>> begin SUPPLIED DATA

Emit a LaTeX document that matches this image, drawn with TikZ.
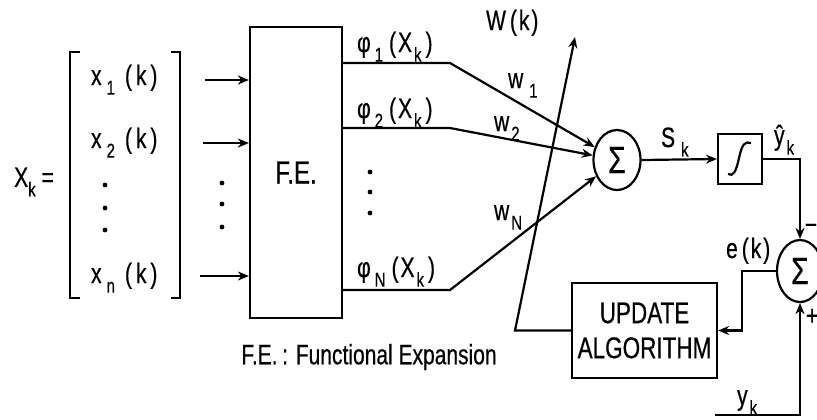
\documentclass[tikz,border=0pt]{standalone}
\usepackage{fontspec}
\setmainfont{Liberation Sans}[FakeStretch=0.75, FakeBold=0.5]
\usetikzlibrary{arrows.meta,shapes.geometric}
\newcommand{\lo}[1]{\raisebox{-0.65ex}{\fontsize{10}{10}\selectfont #1}}
\newcommand{\xin}[1]{x\hspace{2.5pt}\lo{#1}\hspace{5pt}(\hspace{2pt}k\hspace{2pt})}
\newcommand{\phin}[1]{φ\hspace{2pt}\lo{#1}\hspace{3pt}(\hspace{1pt}X\hspace{1pt}\lo{k}\hspace{2pt})}
\begin{document}
\begin{tikzpicture}[x=0.5pt,y=-0.5pt, line width=1.1pt,
  lbl/.style={font=\fontsize{14}{16}\selectfont, inner sep=0pt},
  arr/.style={-{Stealth[length=5.5pt,width=4.5pt]}},
  sumnode/.style={draw, ellipse, inner sep=0pt, font=\fontsize{19}{19}\selectfont},
  blk/.style={draw, rectangle, inner sep=0pt},
  dot/.style={circle, fill, inner sep=0pt, minimum size=2.4pt}]
\clip (0,0) rectangle (817,419);
% input vector
\node[lbl] (xk) at (34,182) {X\lo{k} =};
\draw (80,52) -- (70,52) -- (70,298) -- (80,298);
\draw (171,52) -- (180,52) -- (180,298) -- (171,298);
\node[lbl, anchor=base west] (x1) at (90,85) {\xin{1}};
\node[lbl, anchor=base west] (x2) at (90,148) {\xin{2}};
\node[lbl, anchor=base west] (xn) at (90,283) {\xin{n}};
\node[dot] (d1) at (105,185) {};
\node[dot] (d2) at (105,208) {};
\node[dot] (d3) at (105,230) {};
% functional expansion block
\node[blk, minimum width=46pt, minimum height=145.5pt, font=\fontsize{16}{16}\selectfont] (fe) at (296,172.5) {F.E.};
\coordinate (i1) at (205,80);
\coordinate (i2) at (203,143);
\coordinate (in) at (200,276);
\draw[arr] (i1) -- (i1 -| fe.west);
\draw[arr] (i2) -- (i2 -| fe.west);
\draw[arr] (in) -- (in -| fe.west);
\node[dot] (d4) at (222,183) {};
\node[dot] (d5) at (222,204) {};
\node[dot] (d6) at (222,227) {};
\node[lbl] (fenote) at (369,357) {F.E.\,: Functional Expansion};
% outputs
\node[lbl, anchor=base west] (p1) at (356,52) {\phin{1}};
\node[lbl, anchor=base west] (p2) at (356,118) {\phin{2}};
\node[lbl, anchor=base west] (pn) at (356,277) {\phin{N}};
\node[dot] (d7) at (370,172) {};
\node[dot] (d8) at (370,192) {};
\node[dot] (d9) at (370,213) {};
\node[sumnode, minimum width=23.5pt, minimum height=30pt] (s1) at (617,160) {Σ};
\coordinate (o1) at (450,63);
\coordinate (o2) at (450,128);
\coordinate (on) at (450,290);
\draw[arr] (o1 -| fe.east) -- (o1) -- (s1);
\draw[arr] (o2 -| fe.east) -- (o2) -- (s1);
\draw[arr] (on -| fe.east) -- (on) -- (s1);
\node[lbl, anchor=base west] (w1) at (507,88) {w\hspace{3pt}\lo{1}};
\node[lbl, anchor=base west] (w2) at (493,131) {w\hspace{1pt}\lo{2}};
\node[lbl, anchor=base west] (wn) at (493,220) {w\hspace{1pt}\lo{N}};
% weight adaptation
\node[blk, minimum width=72.5pt, minimum height=47.5pt, align=center, font=\fontsize{15}{17.5}\selectfont] (upd) at (644.5,330.5) {UPDATE\\ALGORITHM};
\coordinate (wb) at (515,328);
\coordinate (wt) at (575,37);
\draw[arr] (upd.west) -- (upd.west -| wb) -- (wt);
\node[lbl, anchor=base west] (wk) at (485,30) {W\hspace{2pt}(\hspace{1pt}k\hspace{1pt})};
% nonlinearity
\node[blk, minimum width=22pt, minimum height=25pt] (intb) at (740,159) {};
\draw (728,174) .. controls (733,177) and (736,172) .. (739,158) .. controls (742,144) and (745,141) .. (751,143);
\draw[arr] (s1.east) -- (intb.west);
\node[lbl, anchor=base west] (sk) at (660,147) {S\hspace{3pt}\lo{k}};
\node[lbl, anchor=base west] (yh) at (773,145) {ŷ\hspace{1pt}\lo{k}};
% error
\node[sumnode, minimum width=23pt, minimum height=31pt] (s2) at (800,271) {Σ};
\draw[arr] (intb.east) -| (s2.north);
\coordinate (yk) at (715,415);
\draw[arr] (yk) -| (s2.south);
\draw[arr] (s2.west) -- ++(-34,0) |- (upd.east);
\node[lbl, anchor=base west] (ek) at (725,258) {e\hspace{2pt}(\hspace{1pt}k\hspace{1pt})};
\node[lbl, anchor=base west] (ykl) at (736,405) {y\hspace{1pt}\lo{k}};
\node[lbl] (mi) at (811,229) {−};
\node[lbl] (pl) at (812,317) {+};
\end{tikzpicture}
\end{document}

>> end SUPPLIED DATA

GIVEN TASK: Keep the pictures out of the copy and return the rest of the data above exactly.

WRITTEN SOLUTION:
Emit a LaTeX document that matches this image, drawn with TikZ.
\documentclass[tikz,border=0pt]{standalone}
\usepackage{fontspec}
\setmainfont{Liberation Sans}[FakeStretch=0.75, FakeBold=0.5]
\usetikzlibrary{arrows.meta,shapes.geometric}
\newcommand{\lo}[1]{\raisebox{-0.65ex}{\fontsize{10}{10}\selectfont #1}}
\newcommand{\xin}[1]{x\hspace{2.5pt}\lo{#1}\hspace{5pt}(\hspace{2pt}k\hspace{2pt})}
\newcommand{\phin}[1]{φ\hspace{2pt}\lo{#1}\hspace{3pt}(\hspace{1pt}X\hspace{1pt}\lo{k}\hspace{2pt})}
\begin{document}
\begin{tikzpicture}[x=0.5pt,y=-0.5pt, line width=1.1pt,
  lbl/.style={font=\fontsize{14}{16}\selectfont, inner sep=0pt},
  arr/.style={-{Stealth[length=5.5pt,width=4.5pt]}},
  sumnode/.style={draw, ellipse, inner sep=0pt, font=\fontsize{19}{19}\selectfont},
  blk/.style={draw, rectangle, inner sep=0pt},
  dot/.style={circle, fill, inner sep=0pt, minimum size=2.4pt}]
\clip (0,0) rectangle (817,419);
% input vector
\node[lbl] (xk) at (34,182) {X\lo{k} =};
\draw (80,52) -- (70,52) -- (70,298) -- (80,298);
\draw (171,52) -- (180,52) -- (180,298) -- (171,298);
\node[lbl, anchor=base west] (x1) at (90,85) {\xin{1}};
\node[lbl, anchor=base west] (x2) at (90,148) {\xin{2}};
\node[lbl, anchor=base west] (xn) at (90,283) {\xin{n}};
\node[dot] (d1) at (105,185) {};
\node[dot] (d2) at (105,208) {};
\node[dot] (d3) at (105,230) {};
% functional expansion block
\node[blk, minimum width=46pt, minimum height=145.5pt, font=\fontsize{16}{16}\selectfont] (fe) at (296,172.5) {F.E.};
\coordinate (i1) at (205,80);
\coordinate (i2) at (203,143);
\coordinate (in) at (200,276);
\draw[arr] (i1) -- (i1 -| fe.west);
\draw[arr] (i2) -- (i2 -| fe.west);
\draw[arr] (in) -- (in -| fe.west);
\node[dot] (d4) at (222,183) {};
\node[dot] (d5) at (222,204) {};
\node[dot] (d6) at (222,227) {};
\node[lbl] (fenote) at (369,357) {F.E.\,: Functional Expansion};
% outputs
\node[lbl, anchor=base west] (p1) at (356,52) {\phin{1}};
\node[lbl, anchor=base west] (p2) at (356,118) {\phin{2}};
\node[lbl, anchor=base west] (pn) at (356,277) {\phin{N}};
\node[dot] (d7) at (370,172) {};
\node[dot] (d8) at (370,192) {};
\node[dot] (d9) at (370,213) {};
\node[sumnode, minimum width=23.5pt, minimum height=30pt] (s1) at (617,160) {Σ};
\coordinate (o1) at (450,63);
\coordinate (o2) at (450,128);
\coordinate (on) at (450,290);
\draw[arr] (o1 -| fe.east) -- (o1) -- (s1);
\draw[arr] (o2 -| fe.east) -- (o2) -- (s1);
\draw[arr] (on -| fe.east) -- (on) -- (s1);
\node[lbl, anchor=base west] (w1) at (507,88) {w\hspace{3pt}\lo{1}};
\node[lbl, anchor=base west] (w2) at (493,131) {w\hspace{1pt}\lo{2}};
\node[lbl, anchor=base west] (wn) at (493,220) {w\hspace{1pt}\lo{N}};
% weight adaptation
\node[blk, minimum width=72.5pt, minimum height=47.5pt, align=center, font=\fontsize{15}{17.5}\selectfont] (upd) at (644.5,330.5) {UPDATE\\ALGORITHM};
\coordinate (wb) at (515,328);
\coordinate (wt) at (575,37);
\draw[arr] (upd.west) -- (upd.west -| wb) -- (wt);
\node[lbl, anchor=base west] (wk) at (485,30) {W\hspace{2pt}(\hspace{1pt}k\hspace{1pt})};
% nonlinearity
\node[blk, minimum width=22pt, minimum height=25pt] (intb) at (740,159) {};
\draw (728,174) .. controls (733,177) and (736,172) .. (739,158) .. controls (742,144) and (745,141) .. (751,143);
\draw[arr] (s1.east) -- (intb.west);
\node[lbl, anchor=base west] (sk) at (660,147) {S\hspace{3pt}\lo{k}};
\node[lbl, anchor=base west] (yh) at (773,145) {ŷ\hspace{1pt}\lo{k}};
% error
\node[sumnode, minimum width=23pt, minimum height=31pt] (s2) at (800,271) {Σ};
\draw[arr] (intb.east) -| (s2.north);
\coordinate (yk) at (715,415);
\draw[arr] (yk) -| (s2.south);
\draw[arr] (s2.west) -- ++(-34,0) |- (upd.east);
\node[lbl, anchor=base west] (ek) at (725,258) {e\hspace{2pt}(\hspace{1pt}k\hspace{1pt})};
\node[lbl, anchor=base west] (ykl) at (736,405) {y\hspace{1pt}\lo{k}};
\node[lbl] (mi) at (811,229) {−};
\node[lbl] (pl) at (812,317) {+};
\end{tikzpicture}
\end{document}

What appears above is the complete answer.